Figure scripts
------------------------------------------------------------------------

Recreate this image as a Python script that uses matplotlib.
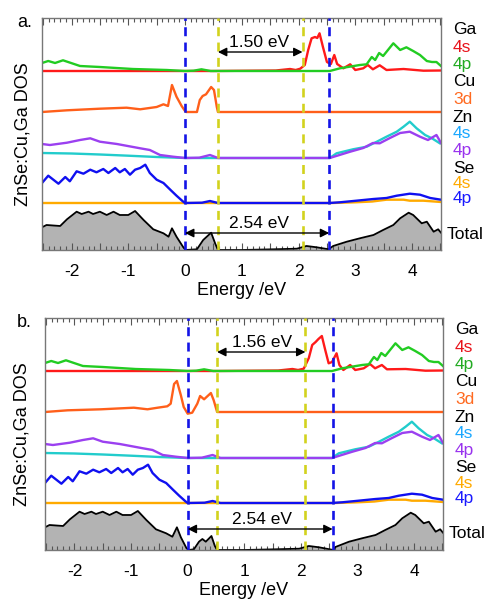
import numpy as np
import matplotlib
matplotlib.use('Agg')
import matplotlib.pyplot as plt
from matplotlib.ticker import MultipleLocator, FuncFormatter

plt.rcParams['font.family'] = ['Liberation Sans', 'DejaVu Sans']
plt.rcParams['axes.unicode_minus'] = False

# ── data (energy in eV, DOS in arbitrary units)
ga4p_e = [-2.52, -2.41, -2.29, -2.15, -1.85, -1.5, -0.92, -0.32, 0.0, 0.15, 0.29, 0.45,
          2.55, 2.73, 3.08, 3.2, 3.29, 3.35, 3.42, 3.49, 3.67, 3.79, 3.9, 4.02, 4.14, 4.26,
          4.35, 4.43, 4.51]
ga4p_v = [8, 10, 8, 10.7, 5, 4, 2, 1, 0, 0.3, 1.7, 0,
          0, 2.7, 6, 6.7, 14, 11, 18, 15, 27.7, 21, 23.7, 20, 16, 10,
          9, 9, 5]

ga4s_a_e = [-2.52, 0.5, 1.6, 1.85, 1.95, 2.03, 2.11, 2.17, 2.23, 2.29, 2.33, 2.37, 2.43, 2.5,
            2.57, 2.63, 2.68, 2.79, 2.91, 3.0, 3.14, 3.22, 3.31, 3.43, 3.55, 3.85, 4.2, 4.51]
ga4s_a_v = [0, 0, 0.5, 2, 1, 2.3, 6, 21, 32.7, 34, 33, 37.7, 24, 9,
            7, 16, 7, 2.7, 6.7, 1, 2.7, 6, 1.7, 5.7, 1, 2, 0.3, 0.5]
ga4s_b_e = [-2.52, 0.5, 1.6, 1.85, 1.95, 2.05, 2.14, 2.2, 2.26, 2.31, 2.37, 2.43, 2.49, 2.55,
            2.63, 2.68, 2.75, 2.87, 2.96, 3.11, 3.22, 3.31, 3.43, 3.52, 3.85, 4.2, 4.51]
ga4s_b_v = [0, 0, 0.5, 2, 1, 2.3, 13, 26, 29, 32, 35, 21, 7.7, 9,
            17.7, 6, 1, 6, 1, 2.7, 7, 2.7, 6, 1.7, 2, 0.3, 0.5]

cu3d_a_e = [-2.52, -2.08, -1.5, -1.03, -0.79, -0.5, -0.38, -0.3, -0.23, -0.15, -0.06, 0.0,
            0.02, 0.21, 0.26, 0.31, 0.37, 0.46, 0.51, 0.56, 0.58, 4.51]
cu3d_a_v = [0, 1.7, 3.3, 4.3, 2.7, 5, 7.7, 6, 27, 15.3, 6, 1,
            0, 0, 12, 16, 17.7, 25, 22, 5, 0, 0]
cu3d_b_e = [-2.52, -2.12, -1.53, -0.95, -0.71, -0.53, -0.36, -0.3, -0.24, -0.19, -0.12, -0.07,
            0.0, 0.08, 0.17, 0.22, 0.29, 0.41, 0.46, 0.52, 4.51]
cu3d_b_v = [0, 1.7, 2.7, 4.3, 2.7, 4.3, 5.7, 8.3, 28, 31, 16.7, 5,
            -1.7, -0.7, 8.3, 16, 12.7, 19, 11.7, 0, 0]

zn4p_e = [-2.52, -2.38, -2.08, -1.85, -1.67, -1.5, -1.2, -0.79, -0.62, -0.44, -0.21, 0.0,
          0.25, 0.44, 0.58, 2.55, 2.91, 3.14, 3.31, 3.43, 3.61, 3.79, 3.96, 4.14, 4.28, 4.43, 4.51]
zn4p_v = [14, 13, 15.3, 18, 19.7, 16.3, 14, 9.7, 8, 3, 1.3, 0,
          0.3, 3, 0, 0, 6.3, 10, 15, 14.7, 20, 25, 26.3, 21.3, 18, 23, 15]

zn4s_e = [-2.52, -2.0, -1.5, -1.0, -0.5, 0.0, 2.55, 2.67, 2.96, 3.2, 3.38, 3.55, 3.73, 3.85,
          3.96, 4.08, 4.23, 4.35, 4.49]
zn4s_v = [5, 4.5, 3.5, 2.3, 1, 0, 0, 4.7, 8.7, 11.3, 16.3, 21.3, 26.3, 31.3,
          36.3, 29.7, 23, 19.7, 14.7]

se4p_e = [-2.52, -2.41, -2.23, -2.11, -2.03, -1.91, -1.79, -1.67, -1.56, -1.44, -1.35, -1.23,
          -1.15, -1.06, -0.97, -0.88, -0.79, -0.7, -0.62, -0.5, -0.38, -0.26, -0.15, -0.04, 0.0,
          0.3, 0.44, 0.58, 2.54, 2.73, 3.02, 3.32, 3.55, 3.73, 3.96, 4.14, 4.32, 4.51]
se4p_v = [20, 27.3, 19.3, 26, 21.7, 31.7, 29.3, 33.3, 30.7, 34, 30, 35,
          30.7, 34, 28.3, 33.3, 35, 38.3, 30, 23.3, 20, 13.3, 7.3, 1.7, 0,
          0.3, 2, 0, 0, 0.7, 2.3, 4, 5, 7.3, 9.3, 8.3, 5, 3.3]

se4s_e = [-2.52, 2.6, 3.0, 3.3, 3.55, 3.85, 3.96, 4.2, 4.51]
se4s_v = [0, 0, 0.7, 1.5, 3.3, 3.3, 2.3, 2.3, 1]

tot_a_e = [-2.52, -2.44, -2.2, -2.08, -1.91, -1.82, -1.7, -1.62, -1.5, -1.38, -1.26, -1.15,
           -1.0, -0.88, -0.73, -0.56, -0.38, -0.29, -0.23, -0.15, -0.03, 0.01, 0.21, 0.32,
           0.46, 0.53, 0.58, 1.0, 1.56, 1.97, 2.14, 2.32, 2.53, 2.61, 2.85, 3.08, 3.32, 3.49,
           3.67, 3.79, 3.94, 4.02, 4.17, 4.26, 4.38, 4.46, 4.51]
tot_a_v = [22.7, 25, 24, 30.7, 38.3, 36, 38.3, 36, 38.3, 35, 38.3, 35,
           35, 39, 30, 20.7, 16.7, 13.3, 21.7, 13.3, 2.7, 0, 0.7, 10,
           17.3, 6.7, 0, 0, 0.7, 1.3, 4, 2.7, 0.7, 4, 8.3, 11.7, 15, 20,
           25, 31.7, 37.3, 35, 26.7, 28.3, 18.3, 20.7, 17.3]
tot_b_e = [-2.52, -2.44, -2.2, -2.08, -1.91, -1.82, -1.7, -1.62, -1.5, -1.38, -1.26, -1.15,
           -1.0, -0.88, -0.73, -0.56, -0.38, -0.27, -0.19, -0.12, -0.02, 0.02, 0.11, 0.2,
           0.26, 0.32, 0.42, 0.48, 0.52, 1.0, 1.56, 1.97, 2.14, 2.32, 2.57, 2.61, 2.85, 3.08,
           3.32, 3.49, 3.67, 3.79, 3.94, 4.02, 4.17, 4.26, 4.38, 4.46, 4.51]
tot_b_v = [22.7, 25, 24, 30.7, 38.3, 36, 38.3, 36, 38.3, 35, 38.3, 35,
           35, 39, 30, 20.7, 16.7, 13.3, 22.7, 12.7, 1.7, 0, 0.7, 8.3,
           11, 8.3, 14, 4, 0, 0, 0.7, 1.3, 4, 2.7, 0, 3, 8.3, 11.7,
           15, 20, 25, 31.7, 37.3, 35, 26.7, 28.3, 18.3, 20.7, 17.3]

# gap markers: (VBM, CBM) blue, (defect top, defect CBM) yellow
blue_a = [0.0, 2.54]
yellow_a = [0.58, 2.07]
blue_b = [0.0, 2.56]
yellow_b = [0.52, 2.08]
gap_small = ['1.50 eV', '1.56 eV']
gap_big = ['2.54 eV', '2.54 eV']

labels = ['Ga', '4s', '4p', 'Cu', '3d', 'Zn', '4s', '4p', 'Se', '4s', '4p', 'Total']
label_cols = ['black', '#e8141c', '#22aa22', 'black', '#ff6a20', 'black', '#1aa8ff',
              '#9933ee', 'black', '#ffaa00', '#1a1aff', 'black']

# ── layout
OFF = {'tot': 0, 'se': 47, 'zn': 92, 'cu': 138, 'ga': 179}
YTOP = 232
label_y = [12, 29, 47, 64, 81, 100, 115, 132, 150, 165, 180, 216]  # px below axes top

C_GA4S = '#ff1a1a'
C_GA4P = '#22cc22'
C_CU = '#ff5f1a'
C_ZN4S = '#22cccc'
C_ZN4P = '#9b40f0'
C_SE4S = '#ffaa00'
C_SE4P = '#1010f0'
LW = 1.7

fig = plt.figure(figsize=(4.89, 6), dpi=100)
ax_a = fig.add_axes([42 / 489, 1 - 250 / 600, 399 / 489, 232 / 600])
ax_b = fig.add_axes([45 / 489, 1 - 550 / 600, 398 / 489, 232 / 600])


def draw_panel(ax, ga4s, cu3d, tot, blue, yellow, t_small, t_big, big_y):
    e, v = tot
    ax.fill_between(e, np.array(v) + OFF['tot'], OFF['tot'], color='#b3b3b3', lw=0)
    ax.plot(e, np.array(v) + OFF['tot'], color='black', lw=1.3)

    ax.plot(se4s_e, np.array(se4s_v) + OFF['se'], color=C_SE4S, lw=LW)
    ax.plot(se4p_e, np.array(se4p_v) + OFF['se'], color=C_SE4P, lw=LW)
    ax.plot(zn4s_e, np.array(zn4s_v) + OFF['zn'], color=C_ZN4S, lw=LW)
    ax.plot(zn4p_e, np.array(zn4p_v) + OFF['zn'], color=C_ZN4P, lw=LW)
    ax.plot(cu3d[0], np.array(cu3d[1]) + OFF['cu'], color=C_CU, lw=LW)
    ax.plot(ga4s[0], np.array(ga4s[1]) + OFF['ga'], color=C_GA4S, lw=LW)
    ax.plot(ga4p_e, np.array(ga4p_v) + OFF['ga'], color=C_GA4P, lw=LW)

    for x in blue:
        ax.axvline(x, color='#1414e6', lw=1.9, ls=(0, (3.4, 2.4)), zorder=4)
    for x in yellow:
        ax.axvline(x, color='#d2d21e', lw=1.9, ls=(0, (3.4, 2.4)), zorder=4)

    arrow = dict(arrowstyle='<|-|>', color='black', lw=1.0, mutation_scale=13,
                 shrinkA=0, shrinkB=0)
    ax.annotate('', xy=(yellow[0], 198), xytext=(yellow[1], 198), arrowprops=arrow, zorder=5)
    ax.text(1.31, 203, t_small, ha='center', va='baseline', fontsize=12.5)
    ax.annotate('', xy=(blue[0], big_y), xytext=(blue[1], big_y), arrowprops=arrow, zorder=5)
    ax.text(1.31, big_y + 5, t_big, ha='center', va='baseline', fontsize=12.5)

    ax.set_xlim(-2.52, 4.51)
    ax.set_ylim(0, YTOP)
    ax.set_yticks([])
    ax.xaxis.set_major_locator(MultipleLocator(0.5))
    ax.xaxis.set_minor_locator(MultipleLocator(0.1))
    ax.xaxis.set_major_formatter(FuncFormatter(
        lambda x, p: '%d' % round(x) if abs(x - round(x)) < 1e-6 else ''))
    ax.tick_params(axis='x', which='both', direction='in', top=True, bottom=True,
                   color='#555555', labelsize=12.5, pad=10)
    ax.tick_params(axis='x', which='major', length=5, width=0.8)
    ax.tick_params(axis='x', which='minor', length=3, width=0.8)
    for s in ax.spines.values():
        s.set_color('#777777')
        s.set_linewidth(1.0)
    ax.set_xlabel('Energy /eV', fontsize=13, labelpad=2)

    for lab, col, d in zip(labels, label_cols, label_y):
        x = 1.015 if lab == 'Total' else 1.03
        ax.text(x, 1 - d / YTOP, lab, color=col, fontsize=12.5, ha='left', va='center',
                transform=ax.transAxes)


draw_panel(ax_a, (ga4s_a_e, ga4s_a_v), (cu3d_a_e, cu3d_a_v), (tot_a_e, tot_a_v),
           blue_a, yellow_a, gap_small[0], gap_big[0], 17)
draw_panel(ax_b, (ga4s_b_e, ga4s_b_v), (cu3d_b_e, cu3d_b_v), (tot_b_e, tot_b_v),
           blue_b, yellow_b, gap_small[1], gap_big[1], 21)

fig.text(17 / 489, 1 - 27 / 600, 'a.', fontsize=13, ha='left', va='baseline')
fig.text(17 / 489, 1 - 327 / 600, 'b.', fontsize=13, ha='left', va='baseline')
fig.text(23 / 489, 1 - 134 / 600, 'ZnSe:Cu,Ga DOS', rotation=90, fontsize=13,
         ha='center', va='center')
fig.text(22 / 489, 1 - 434 / 600, 'ZnSe:Cu,Ga DOS', rotation=90, fontsize=13,
         ha='center', va='center')

plt.savefig('out.png', dpi=100)
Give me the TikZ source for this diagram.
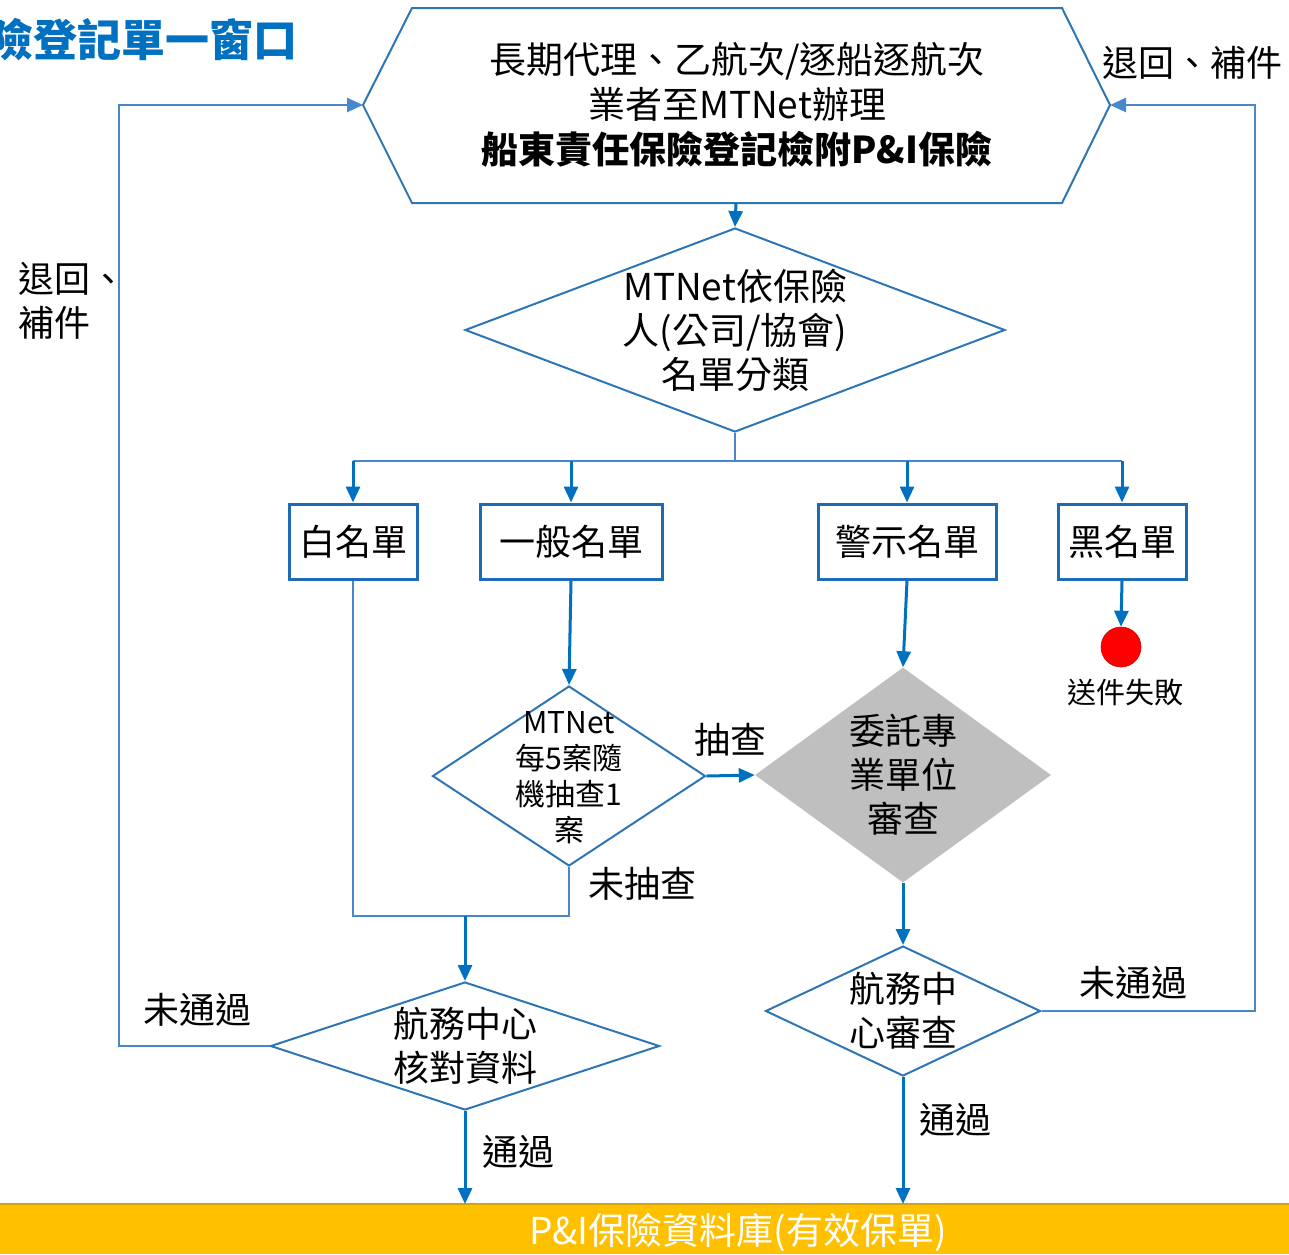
\documentclass[tikz,border=0pt]{standalone}
\usepackage{fontspec}
\setmainfont{Noto Sans CJK TC}
\usetikzlibrary{shapes.geometric,arrows.meta}
\definecolor{titleblue}{HTML}{0070C0}
\definecolor{cblue}{HTML}{0070C0}
\definecolor{lblue}{HTML}{4A86CC}
\definecolor{sblue}{HTML}{2E75B6}
\definecolor{bblue}{HTML}{1E6BB5}
\definecolor{grayfill}{HTML}{BFBFBF}
\definecolor{barfill}{HTML}{FFC000}
\definecolor{barline}{HTML}{D4A20A}
\definecolor{redfill}{HTML}{FF0000}
\begin{document}
\begin{tikzpicture}[x=1pt,y=-1pt,
  conn/.style={draw=cblue, line width=3pt, -{Triangle[length=16pt,width=14pt]}},
  thin/.style={draw=lblue, line width=2pt},
  thinarrow/.style={draw=lblue, line width=2.5pt, -{Triangle[length=16pt,width=14pt]}},
  boxnode/.style={draw=bblue, line width=3pt, minimum height=75pt, inner sep=0pt, font=\fontsize{36}{44}\selectfont},
  dia/.style={diamond, draw=sblue, line width=2pt, inner sep=0pt},
  txt/.style={inner sep=0pt, align=center, font=\fontsize{36}{44}\selectfont},
  lbl/.style={inner sep=0pt, font=\fontsize{36}{44}\selectfont},
]
\useasboundingbox (0,0) rectangle (1289,1254);

% title
\node[inner sep=0pt, anchor=east, text=titleblue, font=\fontsize{44}{50}\bfseries\selectfont] (title) at (298,40) {險登記單一窗口};

% hexagon
\coordinate (hexL) at (363,105);
\coordinate (hexR) at (1110,105);
\coordinate (hexB) at (736,203);
\draw[draw=sblue, line width=2pt] (412,8) -- (1062,8) -- (hexR) -- (1062,203) -- (412,203) -- (hexL) -- cycle;
\node[txt, font=\fontsize{37}{45}\selectfont] (hex) at (737,105) {長期代理、乙航次/逐船逐航次\\業者至MTNet辦理\\{\bfseries 船東責任保險登記檢附P\&I保險}};

% classification diamond
\node[dia, minimum width=540pt, minimum height=204pt] (d1) at (735,330) {};
\node[txt, font=\fontsize{37}{44}\selectfont] at (d1) {MTNet依保險\\人(公司/協會)\\名單分類};
\draw[conn] (hexB) -- (d1.north);

% boxes
\node[boxnode, minimum width=128pt] (white) at (353,541.5) {白名單};
\node[boxnode, minimum width=182pt] (normal) at (571,541.5) {一般名單};
\node[boxnode, minimum width=178pt] (warn) at (907,541.5) {警示名單};
\node[boxnode, minimum width=128pt] (black) at (1122,541.5) {黑名單};

% split
\coordinate (split) at (735,461);
\draw[thin] (d1.south) -- (split);
\draw[thin] (white.north |- split) -- (black.north |- split);
\draw[conn] (white.north |- split) -- (white.north);
\draw[conn] (normal.north |- split) -- (normal.north);
\draw[conn] (warn.north |- split) -- (warn.north);
\draw[conn] (black.north |- split) -- (black.north);

% fail
\node[circle, fill=redfill, draw=red!80!black, line width=0.6pt, minimum size=40pt, inner sep=0pt] (fail) at (1121,647) {};
\node[lbl, font=\fontsize{29}{34}\selectfont] (failtxt) at (1125,692) {送件失敗};
\draw[conn] (black.south) -- (fail.north);

% random check diamond
\node[dia, minimum width=273pt, minimum height=180pt] (d2) at (569,776) {};
\node[txt, font=\fontsize{30}{36}\selectfont] at (569,778) {MTNet\\每5案隨\\機抽查1\\案};
\draw[conn] (normal.south) -- (d2.north);

% gray diamond
\node[diamond, fill=grayfill, inner sep=0pt, minimum width=296pt, minimum height=215pt] (d3) at (903,775) {};
\node[txt] at (d3) {委託專\\業單位\\審查};
\draw[conn] (warn.south) -- (d3.north);
\draw[conn] (d2.east) -- (d3.west);
\node[lbl] (chk) at (730,740) {抽查};

% merge
\coordinate (merge) at (569,916);
\draw[thin] (white.south) -- (white.south |- merge) -- (merge) -- (d2.south);
\node[lbl] (nochk) at (642,884) {未抽查};

% verification diamond (left)
\node[dia, minimum width=389pt, minimum height=128pt] (d4) at (465,1046) {};
\node[txt] at (d4) {航務中心\\核對資料};
\coordinate (m2) at (465,916);
\draw[conn] (m2) -- (d4.north);

% review diamond (right)
\node[dia, minimum width=275pt, minimum height=130pt] (d5) at (903,1011) {};
\node[txt] at (903,1011) {航務中\\心審查};
\draw[conn] (d3.south) -- (d5.north);

% database bar
\fill[barfill] (0,1204) rectangle (1289,1254);
\draw[barline, line width=2pt] (0,1204) -- (1289,1204);
\node[lbl, text=white, font=\fontsize{37}{44}\selectfont] (db) at (738,1232) {P\&I保險資料庫(有效保單)};
\coordinate (dbL) at (465,1204);
\coordinate (dbR) at (903,1204);
\draw[conn] (d4.south) -- (dbL);
\draw[conn] (d5.south) -- (dbR);
\node[lbl] (pass1) at (518,1152) {通過};
\node[lbl] (pass2) at (955,1120) {通過};

% return loops
\draw[thinarrow] (d4.west) -- (119,1046) -- (119,105) -- (hexL);
\draw[thinarrow] (d5.east) -- (1255,1011) -- (1255,105) -- (hexR);
\node[lbl] (fail1) at (197,1010) {未通過};
\node[lbl] (fail2) at (1133,983) {未通過};
\node[lbl, anchor=west, align=left] (ret1) at (18,301) {退回、\\補件};
\node[lbl] (ret2) at (1192,63) {退回、補件};
\end{tikzpicture}
\end{document}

------------------------------------------------------------------------

• [What you need to do]
Using the data above, print only the lines starting at the one with "Give me the TikZ source for this diagram." and ending at the one with "(0,0) rectangle (1289,1254);", exactly as they stand, minus the pictures.

• [Task solution]
Give me the TikZ source for this diagram.
\documentclass[tikz,border=0pt]{standalone}
\usepackage{fontspec}
\setmainfont{Noto Sans CJK TC}
\usetikzlibrary{shapes.geometric,arrows.meta}
\definecolor{titleblue}{HTML}{0070C0}
\definecolor{cblue}{HTML}{0070C0}
\definecolor{lblue}{HTML}{4A86CC}
\definecolor{sblue}{HTML}{2E75B6}
\definecolor{bblue}{HTML}{1E6BB5}
\definecolor{grayfill}{HTML}{BFBFBF}
\definecolor{barfill}{HTML}{FFC000}
\definecolor{barline}{HTML}{D4A20A}
\definecolor{redfill}{HTML}{FF0000}
\begin{document}
\begin{tikzpicture}[x=1pt,y=-1pt,
  conn/.style={draw=cblue, line width=3pt, -{Triangle[length=16pt,width=14pt]}},
  thin/.style={draw=lblue, line width=2pt},
  thinarrow/.style={draw=lblue, line width=2.5pt, -{Triangle[length=16pt,width=14pt]}},
  boxnode/.style={draw=bblue, line width=3pt, minimum height=75pt, inner sep=0pt, font=\fontsize{36}{44}\selectfont},
  dia/.style={diamond, draw=sblue, line width=2pt, inner sep=0pt},
  txt/.style={inner sep=0pt, align=center, font=\fontsize{36}{44}\selectfont},
  lbl/.style={inner sep=0pt, font=\fontsize{36}{44}\selectfont},
]
\useasboundingbox (0,0) rectangle (1289,1254);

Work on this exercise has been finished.